* Exercise task
Extract from the listing each line in which the word "this" appears.

++++++++++

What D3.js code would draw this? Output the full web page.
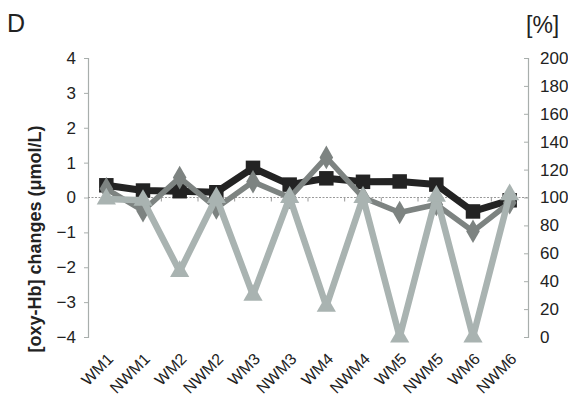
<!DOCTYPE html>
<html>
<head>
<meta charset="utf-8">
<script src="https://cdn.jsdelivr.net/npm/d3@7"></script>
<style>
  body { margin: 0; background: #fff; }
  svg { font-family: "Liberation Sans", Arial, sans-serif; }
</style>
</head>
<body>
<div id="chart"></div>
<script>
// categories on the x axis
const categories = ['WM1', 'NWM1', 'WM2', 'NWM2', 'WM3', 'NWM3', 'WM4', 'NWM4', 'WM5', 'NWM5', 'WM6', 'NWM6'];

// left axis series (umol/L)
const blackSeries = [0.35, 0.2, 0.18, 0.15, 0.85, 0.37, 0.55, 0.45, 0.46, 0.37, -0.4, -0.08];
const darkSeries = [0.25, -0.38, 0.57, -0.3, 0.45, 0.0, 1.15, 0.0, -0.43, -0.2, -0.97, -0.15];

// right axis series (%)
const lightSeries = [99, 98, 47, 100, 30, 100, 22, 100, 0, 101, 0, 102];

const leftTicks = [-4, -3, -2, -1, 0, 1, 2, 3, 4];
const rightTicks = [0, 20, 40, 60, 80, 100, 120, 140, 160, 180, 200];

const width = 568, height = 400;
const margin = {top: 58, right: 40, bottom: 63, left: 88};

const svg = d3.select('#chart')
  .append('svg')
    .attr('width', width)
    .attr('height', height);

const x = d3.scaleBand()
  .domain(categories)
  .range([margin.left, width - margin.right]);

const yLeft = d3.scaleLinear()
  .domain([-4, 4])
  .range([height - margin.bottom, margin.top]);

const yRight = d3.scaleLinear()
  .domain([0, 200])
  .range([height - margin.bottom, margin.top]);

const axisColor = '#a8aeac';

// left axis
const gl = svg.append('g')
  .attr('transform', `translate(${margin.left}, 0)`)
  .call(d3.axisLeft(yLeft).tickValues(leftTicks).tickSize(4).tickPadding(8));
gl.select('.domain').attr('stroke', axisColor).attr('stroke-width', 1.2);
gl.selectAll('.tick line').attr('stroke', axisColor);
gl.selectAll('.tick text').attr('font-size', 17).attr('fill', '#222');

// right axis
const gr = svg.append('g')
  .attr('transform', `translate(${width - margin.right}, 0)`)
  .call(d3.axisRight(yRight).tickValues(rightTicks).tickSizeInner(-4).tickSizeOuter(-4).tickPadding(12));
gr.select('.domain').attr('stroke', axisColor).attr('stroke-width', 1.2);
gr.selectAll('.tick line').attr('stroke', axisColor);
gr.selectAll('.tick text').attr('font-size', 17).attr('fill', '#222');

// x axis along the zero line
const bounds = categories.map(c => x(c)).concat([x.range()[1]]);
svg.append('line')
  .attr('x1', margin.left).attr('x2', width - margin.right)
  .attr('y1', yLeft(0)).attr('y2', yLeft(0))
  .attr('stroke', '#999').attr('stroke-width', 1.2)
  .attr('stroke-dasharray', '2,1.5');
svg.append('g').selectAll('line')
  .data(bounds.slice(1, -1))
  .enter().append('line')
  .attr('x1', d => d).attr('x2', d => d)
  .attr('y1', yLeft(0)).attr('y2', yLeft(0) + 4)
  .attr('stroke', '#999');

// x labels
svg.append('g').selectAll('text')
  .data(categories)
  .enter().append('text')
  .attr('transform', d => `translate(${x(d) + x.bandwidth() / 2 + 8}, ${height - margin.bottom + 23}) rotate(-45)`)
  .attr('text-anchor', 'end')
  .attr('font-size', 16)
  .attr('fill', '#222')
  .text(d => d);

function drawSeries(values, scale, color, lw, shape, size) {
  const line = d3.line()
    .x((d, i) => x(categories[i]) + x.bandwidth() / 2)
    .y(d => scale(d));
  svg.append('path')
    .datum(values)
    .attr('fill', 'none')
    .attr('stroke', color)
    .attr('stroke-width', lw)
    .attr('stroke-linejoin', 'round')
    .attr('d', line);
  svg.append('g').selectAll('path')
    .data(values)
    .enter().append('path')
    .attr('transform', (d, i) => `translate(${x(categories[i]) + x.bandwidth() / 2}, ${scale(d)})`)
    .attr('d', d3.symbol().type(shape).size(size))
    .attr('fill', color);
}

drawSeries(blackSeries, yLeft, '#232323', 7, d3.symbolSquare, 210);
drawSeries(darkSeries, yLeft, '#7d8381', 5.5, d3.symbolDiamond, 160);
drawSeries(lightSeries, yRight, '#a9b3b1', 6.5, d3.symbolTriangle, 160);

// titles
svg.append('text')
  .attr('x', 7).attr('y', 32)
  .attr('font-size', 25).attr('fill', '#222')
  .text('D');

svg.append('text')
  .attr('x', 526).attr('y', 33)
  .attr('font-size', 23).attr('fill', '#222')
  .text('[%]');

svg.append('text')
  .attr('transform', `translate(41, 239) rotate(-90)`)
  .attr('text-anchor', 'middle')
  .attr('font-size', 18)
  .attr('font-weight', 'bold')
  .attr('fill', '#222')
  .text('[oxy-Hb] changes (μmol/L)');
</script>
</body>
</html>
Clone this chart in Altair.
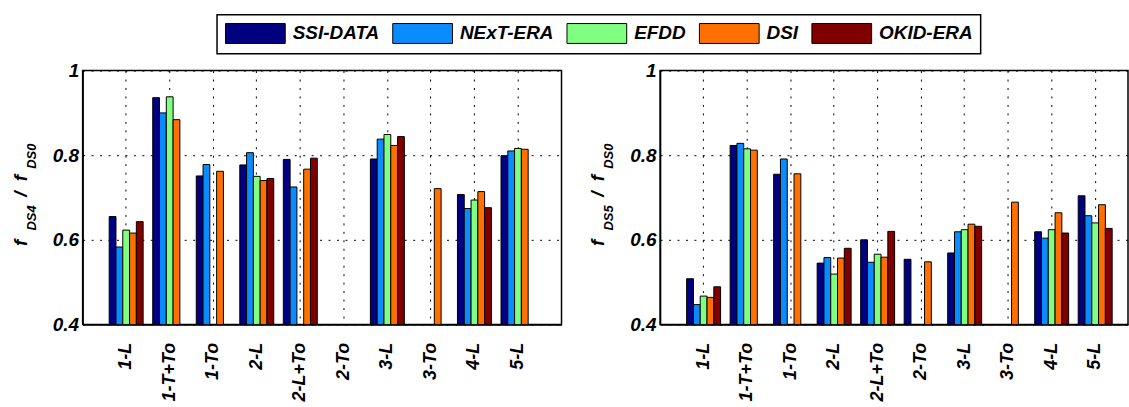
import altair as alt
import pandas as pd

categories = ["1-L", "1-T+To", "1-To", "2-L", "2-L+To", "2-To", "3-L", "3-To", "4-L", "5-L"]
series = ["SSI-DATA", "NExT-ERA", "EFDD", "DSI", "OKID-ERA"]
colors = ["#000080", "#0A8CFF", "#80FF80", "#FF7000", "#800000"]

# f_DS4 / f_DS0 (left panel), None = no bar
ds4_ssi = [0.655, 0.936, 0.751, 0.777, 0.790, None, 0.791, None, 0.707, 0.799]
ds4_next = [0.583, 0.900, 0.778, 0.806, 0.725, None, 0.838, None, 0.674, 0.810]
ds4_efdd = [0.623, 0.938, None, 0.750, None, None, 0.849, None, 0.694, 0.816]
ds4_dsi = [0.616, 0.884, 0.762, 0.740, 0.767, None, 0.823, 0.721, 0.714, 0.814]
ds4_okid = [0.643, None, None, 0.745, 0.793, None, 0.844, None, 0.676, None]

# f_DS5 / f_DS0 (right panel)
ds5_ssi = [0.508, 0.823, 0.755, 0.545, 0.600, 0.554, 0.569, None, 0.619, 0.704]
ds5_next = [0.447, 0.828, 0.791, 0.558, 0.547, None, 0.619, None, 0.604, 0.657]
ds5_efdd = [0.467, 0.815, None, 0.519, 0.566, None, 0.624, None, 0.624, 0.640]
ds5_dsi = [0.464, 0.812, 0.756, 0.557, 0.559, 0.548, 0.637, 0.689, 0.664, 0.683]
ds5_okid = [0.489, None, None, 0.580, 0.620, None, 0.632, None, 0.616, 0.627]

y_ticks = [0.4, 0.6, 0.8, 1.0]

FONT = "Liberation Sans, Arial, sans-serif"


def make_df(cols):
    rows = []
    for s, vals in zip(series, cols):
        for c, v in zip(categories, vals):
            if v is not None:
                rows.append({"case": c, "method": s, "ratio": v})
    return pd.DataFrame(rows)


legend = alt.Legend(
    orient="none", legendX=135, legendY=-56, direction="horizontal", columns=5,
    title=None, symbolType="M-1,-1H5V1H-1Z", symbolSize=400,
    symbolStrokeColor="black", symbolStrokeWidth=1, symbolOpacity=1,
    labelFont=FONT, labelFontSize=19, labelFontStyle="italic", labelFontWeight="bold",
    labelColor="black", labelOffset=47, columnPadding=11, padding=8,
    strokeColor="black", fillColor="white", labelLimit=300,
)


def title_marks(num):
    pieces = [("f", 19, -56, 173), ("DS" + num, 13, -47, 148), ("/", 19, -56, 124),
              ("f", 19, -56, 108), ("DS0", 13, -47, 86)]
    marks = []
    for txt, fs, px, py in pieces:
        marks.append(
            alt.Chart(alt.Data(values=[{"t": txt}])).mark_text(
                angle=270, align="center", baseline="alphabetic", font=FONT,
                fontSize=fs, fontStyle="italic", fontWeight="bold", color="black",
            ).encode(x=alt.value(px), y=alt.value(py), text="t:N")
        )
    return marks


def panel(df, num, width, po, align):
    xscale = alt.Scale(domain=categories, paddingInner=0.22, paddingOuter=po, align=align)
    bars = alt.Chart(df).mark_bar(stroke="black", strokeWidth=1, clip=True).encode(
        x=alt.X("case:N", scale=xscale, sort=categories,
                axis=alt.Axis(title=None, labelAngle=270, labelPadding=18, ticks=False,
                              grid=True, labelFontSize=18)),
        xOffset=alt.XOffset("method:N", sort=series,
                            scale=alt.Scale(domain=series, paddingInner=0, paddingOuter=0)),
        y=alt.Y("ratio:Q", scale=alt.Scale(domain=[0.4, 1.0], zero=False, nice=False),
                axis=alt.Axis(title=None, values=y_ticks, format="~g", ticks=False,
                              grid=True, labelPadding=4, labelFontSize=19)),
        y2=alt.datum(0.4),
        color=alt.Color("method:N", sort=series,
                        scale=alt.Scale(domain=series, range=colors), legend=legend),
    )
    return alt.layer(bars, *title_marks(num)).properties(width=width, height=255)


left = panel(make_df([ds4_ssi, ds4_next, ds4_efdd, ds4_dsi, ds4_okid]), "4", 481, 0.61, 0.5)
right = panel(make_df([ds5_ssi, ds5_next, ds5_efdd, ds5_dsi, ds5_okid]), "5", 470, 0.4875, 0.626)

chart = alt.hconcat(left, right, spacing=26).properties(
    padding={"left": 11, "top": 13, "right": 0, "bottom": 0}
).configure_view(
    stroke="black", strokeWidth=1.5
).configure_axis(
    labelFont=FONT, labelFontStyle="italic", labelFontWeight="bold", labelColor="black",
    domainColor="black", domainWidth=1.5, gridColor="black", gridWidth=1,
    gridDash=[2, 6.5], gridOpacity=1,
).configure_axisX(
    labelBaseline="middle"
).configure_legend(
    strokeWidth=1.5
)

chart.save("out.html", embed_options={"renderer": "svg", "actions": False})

++++++++++

* Solution below
What D3.js code would draw this? Output the full web page.
Clone this chart in Altair.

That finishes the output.